The company said fresh bakery sales rose approximately 5.9%% in the fourth quarter and 4.5% for the full year, driven by price increases in key product categories combined with changes in sales mix.
"For the fourth quarter and for 2007, branded volume increases in the Arnold and Thomas’ brands in the United States and D’Italiano brand in Canada were more than offset by volume declines in other categories, particularly in food service and in private label products," Weston said. "Continued growth in whole grain products and the introduction of new and expanded products, such as Thomas’ 100 Calorie English Muffins, Thomas’ mini square bagels and product innovation in the Wonder+ line, contributed positively to branded sales growth in 2007."
Weston said fresh-baked sweet goods sales, primarily sold under the Entenmann’s brand, were flat in the quarter but down 0.8% for the full year. The volume decline was attributed to softness in full size categories that were partially offset by the introduction of new and expanded products, such as the Entenmann’s 100 Calorie Little Bites.
"Profitability in the U.S. fresh-baked sweet goods category declined in 2007 and remained a challenge as a result of changing consumer eating and shopping preferences and a high fixed cost manufacturing and distribution structure," Weston said. The company said it is addressing the challenges with previously announced downsizing of its fresh baked goods facility in Bay Shore, N.Y.
Frozen bakery sales increased approximately 4.3% during the fourth quarter and 3.8% for the full year, driven mainly by higher volumes, price increases combined with changes in sales mix. Volumes for the year were flat as volume gains were offset by the decline in volumes caused by the exit from the U.S. frozen food service bagel business.

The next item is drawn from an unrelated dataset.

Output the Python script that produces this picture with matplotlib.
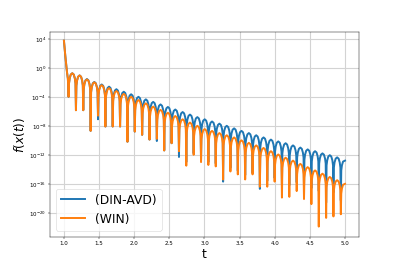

Biscuit sales, including wafers, ice cream cones, cookies and crackers, were flat in the fourth quarter but fell 11% for the year, due in large part to significantly lower sales volume in certain categories, and the discontinuance of contract manufacturing of biscuits for certain customers during 2006.
Net income from continuing operations of George Weston in the fiscal year ended Dec. 31 was C$563 million, equal to C$3.92 per share on the common stock, up from C$110 million, or C$0.43 per share, in the same period a year ago. Sales were C$32,815 million, up narrowly from C$32,167 million.